Rosalie Hearst, 84, a philanthropist and longtime...


Rosalie Hearst, 84, a philanthropist and longtime supporter of the Hearst Foundation's United States Senate Youth Program, died Friday at home in Palm Springs, Calif., of circulatory failure.

She was the widow of George R. Hearst, the oldest of the five sons of newspaper magnate William Randolph Hearst.

Her stepson, George Randolph Hearst Jr., is chairman of the board of The Hearst Corp., owner of the San Francisco Examiner and other newspaper, magazine and broadcast holdings.

Curtis E. Jones, 81, the former Mellon National Corp. president, died Thursday in Pittsburgh.

Jones was affiliated with Mellon and its predecessors for more than 43 years until his retirement in 1979.

Jones worked to attract new investors to the Pittsburgh area as the steel industry began to decline, Mellon chairman and chief executive officer Martin McGuinn said.

Benno C. Schmidt, 86, a pioneer in venture capitalism and informal health-policy adviser to several presidents, died Thursday in New York.

Schmidt, who spent 52 years working with financier John Hay Whitney, was appointed by President Nixon to serve as chairman of the President's Cancer Panel in the 1970s.
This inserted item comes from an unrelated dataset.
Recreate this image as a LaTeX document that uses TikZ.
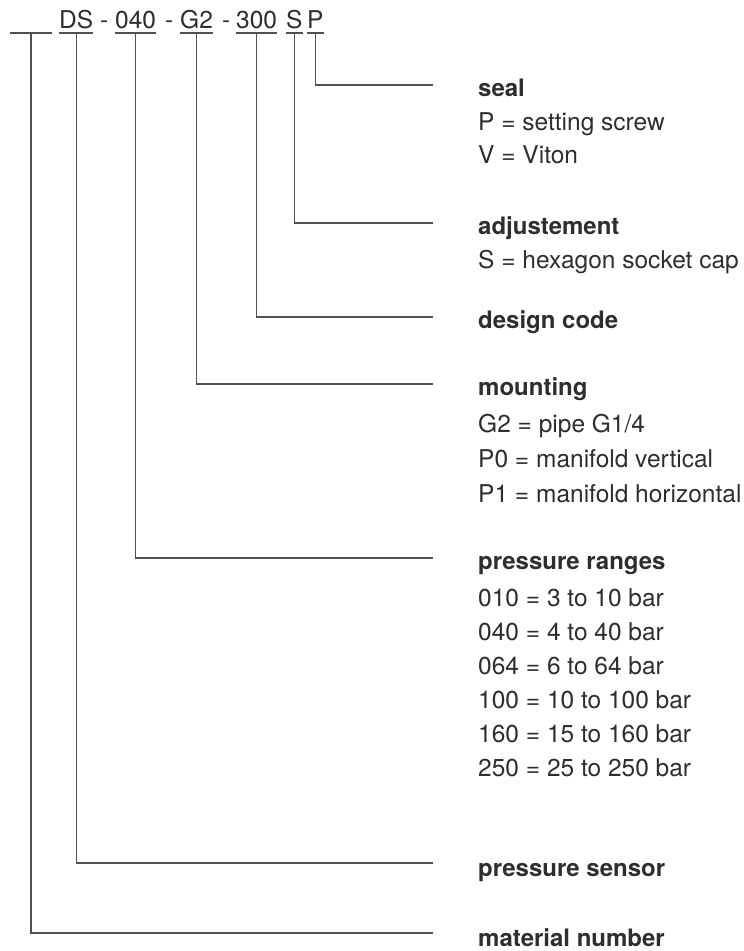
\documentclass[tikz,border=0pt]{standalone}
\usepackage{fontspec}
\setmainfont{TeX Gyre Heros}
\definecolor{textgray}{HTML}{2E2E2E}
\definecolor{linegray}{HTML}{505050}
\begin{document}
\begin{tikzpicture}[x=1pt,y=-1pt,
  txt/.style={anchor=base west, inner sep=0pt, text=textgray, font=\fontsize{24.5}{28}\selectfont},
  ttl/.style={txt, font=\fontsize{24}{28}\selectfont\bfseries},
  lead/.style={draw=linegray, line width=1.3pt}]
\useasboundingbox (0,0) rectangle (744,951);

% header tokens
\node[txt] (ds)  at (59,28)  {DS};
\node[txt] (h1)  at (100,28) {-};
\node[txt] (pr)  at (115,28) {040};
\node[txt] (h2)  at (165,28) {-};
\node[txt] (mt)  at (180,28) {G2};
\node[txt] (h3)  at (222,28) {-};
\node[txt] (dc)  at (236,28) {300};
\node[txt] (ad)  at (286,28) {S};
\node[txt] (sl)  at (307,28) {P};
\coordinate (blL) at (10,33);
\coordinate (blR) at (52,33);
\coordinate (bl) at (31,33);

% underlines
\draw[lead] (blL) -- (blR);
\foreach \t in {ds,pr,mt,dc,ad,sl}
  \draw[lead] ([yshift=-5pt]\t.base west) -- ([yshift=-5pt]\t.base east);

% line ends
\coordinate (e-sl) at (433,85);
\coordinate (e-ad) at (433,223);
\coordinate (e-dc) at (433,317);
\coordinate (e-mt) at (433,384);
\coordinate (e-pr) at (433,558);
\coordinate (e-ds) at (433,863);
\coordinate (e-bl) at (433,933);

% connectors
\draw[lead] ([yshift=-5pt]sl.base) |- (e-sl);
\draw[lead] ([yshift=-5pt]ad.base) |- (e-ad);
\draw[lead] ([yshift=-5pt]dc.base) |- (e-dc);
\draw[lead] ([yshift=-5pt]mt.base) |- (e-mt);
\draw[lead] ([yshift=-5pt]pr.base) |- (e-pr);
\draw[lead] ([yshift=-5pt]ds.base) |- (e-ds);
\draw[lead] (bl) |- (e-bl);

% labels
\node[ttl] (t-sl) at (478,96)  {seal};
\node[txt] (s-sl1) at (478,130) {P = setting screw};
\node[txt] (s-sl2) at (478,163) {V = Viton};

\node[ttl] (t-ad) at (478,234) {adjustement};
\node[txt] (s-ad1) at (478,268) {S = hexagon socket cap};

\node[ttl] (t-dc) at (478,328) {design code};

\node[ttl] (t-mt) at (478,395) {mounting};
\node[txt] (s-mt1) at (478,432) {G2 = pipe G1/4};
\node[txt] (s-mt2) at (478,467) {P0 = manifold vertical};
\node[txt] (s-mt3) at (478,502) {P1 = manifold horizontal};

\node[ttl] (t-pr) at (478,569) {pressure ranges};
\node[txt] (s-pr1) at (478,606) {010 = 3 to 10 bar};
\node[txt] (s-pr2) at (478,640) {040 = 4 to 40 bar};
\node[txt] (s-pr3) at (478,674) {064 = 6 to 64 bar};
\node[txt] (s-pr4) at (478,708) {100 = 10 to 100 bar};
\node[txt] (s-pr5) at (478,742) {160 = 15 to 160 bar};
\node[txt] (s-pr6) at (478,776) {250 = 25 to 250 bar};

\node[ttl] (t-ds) at (478,876) {pressure sensor};
\node[ttl] (t-bl) at (478,946) {material number};
\end{tikzpicture}
\end{document}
He also was a chairman of the Memorial Sloan-Kettering Cancer Center in New York.

H. Stuart Hughes, 83, a prolific historian, peace advocate and political gadfly who ran for the U.S. Senate against Edward M. Kennedy in 1962, died Thursday in San Diego, where he lived as a professor emeritus of the University of California at San Diego.

Hughes wrote 12 books -- six on intellectual and cultural history with a focus on modern Europe, two general histories, three collections of essays and an autobiography. Six, including his memoir, "Gentleman Rebel: The Memoirs of H. Stuart Hughes," remain in print.

Wayne Oates, 82, a pioneer in the field of pastoral care and counseling, died Thursday in Louisville, Ky. He was 82.

Oates was credited most often for the integration of theology with psychology and psychiatry. He wrote more than 50 books on the relationship between faith and healing and established the Wayne E. Oates Institute in Louisville in 1993.